= Pseudo-Council of Sinuessa =

Forged 6th-century account of a papal trial

The pseudo-Council of Sinuessa was a purported gathering of bishops in 303 at Sinuessa, Italy, the purpose being a trial of Marcellinus on charges of apostasy. It is generally accepted that the gathering never took place and that the purported council documents were forged for political purposes in the 6th century during the schism between Symmachus and Laurentius, who both claimed the Holy See. The collection of forgeries, including the Council of Sinuessa, is collectively known as the Symmachian forgeries.

The Catholic Encyclopedia describes

an alleged synod of 300 bishops, which took place in 303 at Sinuessa (between Rome and Capua) in order to inquire into the accusation against Marcellinus that he had sacrificed at Diocletian's order. On the first two days Marcellinus had denied everything, but on the third day he admitted his lapse and repented; however the synod passed no sentence on him "quia prima sedes non judicatur a quoquam." When Diocletian learnt of the occurrence, he had the pope and several bishops of this synod executed (Hefele, "Konziliengeschichte", I, 2 Aufl. 143–145).
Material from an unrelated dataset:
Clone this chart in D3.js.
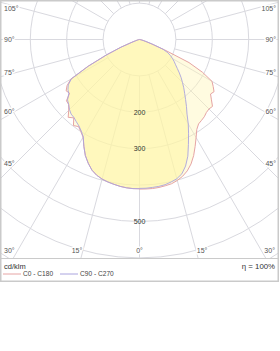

The spuriousness of those acts is almost certain.

The Latin phrase "quia prima sedes non judicatur a quoquam" means roughly "for the occupant of the highest see cannot be judged by anyone", and the anecdote was produced in later centuries as evidence for the doctrine of papal supremacy.

==Forged account==
A primary Latin account of the pseudo-Council of Sinuessa was collected by Giovanni Domenico Mansi in 1759.
Döllinger summarizes the commonly-received account:

Marcellinus is conducted to the temple of Vesta, and there offers sacrifices, in the presence of a crowd of Christian spectators, to Hercules, Jupiter, and Saturn. At the news of this three hundred bishops leave their sees, and gather together to hold a council, first in a cavern near Sinuessa, but, as this would not hold more than fifty, afterwards in the town itself. Along with them were thirty Roman priests. Several priests and deacons are deposed, merely because they had gone away when they saw the pope enter the temple. Marcellinus, on the other hand, neither may nor can be judged, being supreme head of the church,— this conviction pervades the whole synod,— the pope can only be judged by himself. At first he attempts to palliate his act; but seventy-two witnesses make accusation against him. Thereupon he acknowledges his guilt, and himself pronounces his own deposition on the 23rd of August, 303. After this the bishops remain quietly together in Sinuessa, until Diocletian, upon receiving intelligence of this synod in Persia, sends an order for the execution of many of the three hundred, and this is carried into effect.

Döllinger dates the forgery to the reign of Symmachus, when Symmachus himself was being forced to answer to a synod convened by Theodoric, and himself was being threatened with deposition.

==Later uses and criticism==

Robert Bellarmine seems to imply validity to the Council of Sinuessa, writing, "At the Council of Sinvessanus, the Fathers said: "The First See will be judged by no man." These words are related from that council by Pope Nicholas in his epistle to the Emperor Michael."

The story of Marcellinus and the Council of Sinuessa has been cited by later writers in support of papal supremacy.

Vice versa, one scholar writes that during the reign of Antipope Alexander V, Jean Gerson used the story "to prove the legitimacy of a council assembled without the authority of the pope."